Les services reçus semblent inégaux dans le réseau public : certains apprécient les interventions, d’autres les trouvent mal adaptés ou trop axés sur le court terme. C’est sans compter la lourdeur du processus administratif qui pèse sur leurs épaules. Quant aux services de soutien aux parents, ils ne sont même pas dans l’équation. Leurs solutions à ce stade : le privé, ou rien!

« Ça m’a fait avancer beaucoup dans ma vie »

Avec l’âge viennent les craintes, mais aussi une certaine sagesse devant le chemin parcouru. Malgré les embûches, celui des parents avec un enfant atteint d’une DI s’illumine. Ils développent de nombreuses capacités, comme l’expression de soi, la défense de ses droits et l’empathie. Des compétences essentielles lorsqu’il faut affronter un système de santé difficile à naviguer. 
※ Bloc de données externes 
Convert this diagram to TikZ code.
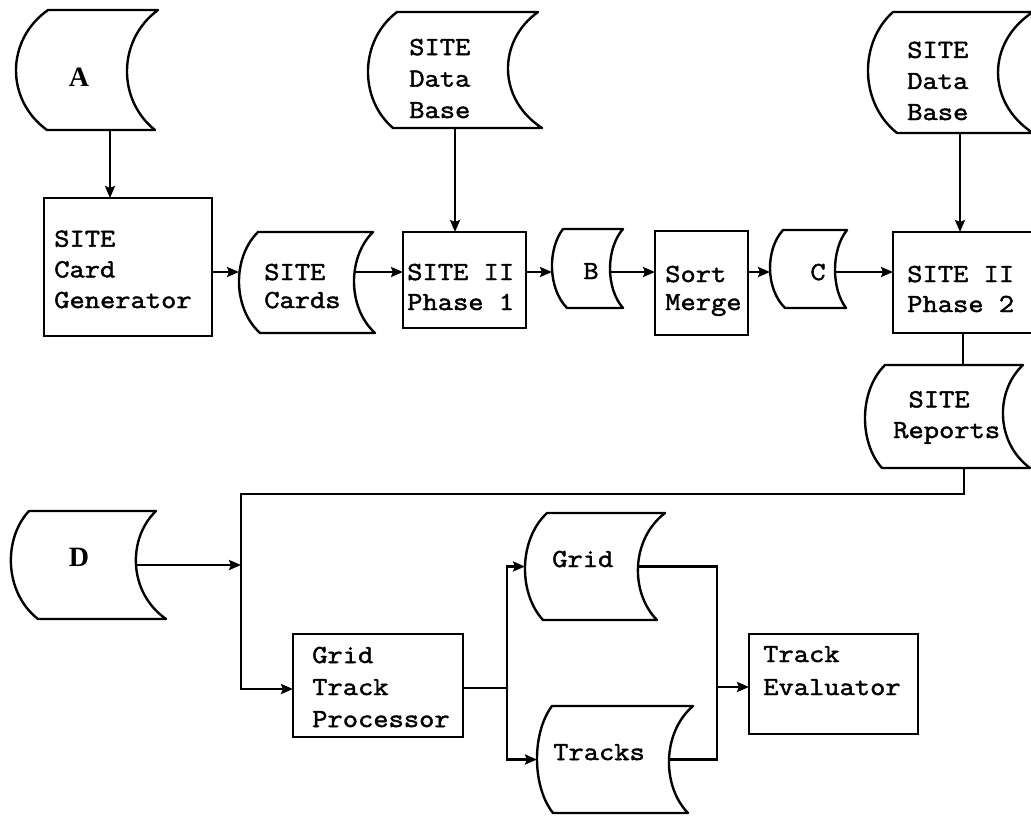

« Ça m’a aidé à m’exprimer parce qu’avant je n’étais pas capable. J’écoutais, j’étais bonne pour écouter les problèmes des autres, mais parler des miens était impossible. Mais maintenant c’est un côté positif. » – Mère d’un homme de 50 ans 

Plusieurs ont revu leurs priorités, ce qu’ils voient d’un œil plutôt positif. Par exemple, une mère raconte avoir changé de perspective sur la pression de performance vis-à-vis de son enfant. Une forme de lâcher-prise qui l’a aussi aidée dans sa profession d’enseignante. D’autres constatent l’impact bénéfique de leur implication sur la sensibilisation et la compréhension de la DI auprès des personnes qu’ils rencontrent. Ils changent leur monde à leur échelle, un petit pas à la fois. 

Prendre soin tout le temps, pendant longtemps

L’équipe de recherche appréhende un nouvel obstacle pour ces parents vieillissants : déjà proches aidants de leur enfant, ils pourraient devoir soutenir un membre de leur entourage. L’augmentation de l’espérance de vie dans la population touche de plus en plus de familles, dont celles avec un proche présentant une déficience intellectuelle. Les parents déjà exténués pourraient-ils se retrouver au bout du rouleau? Pour les chercheurs, c’est signe que leurs besoins doivent être mieux connus afin de leur offrir des services vraiment adaptés.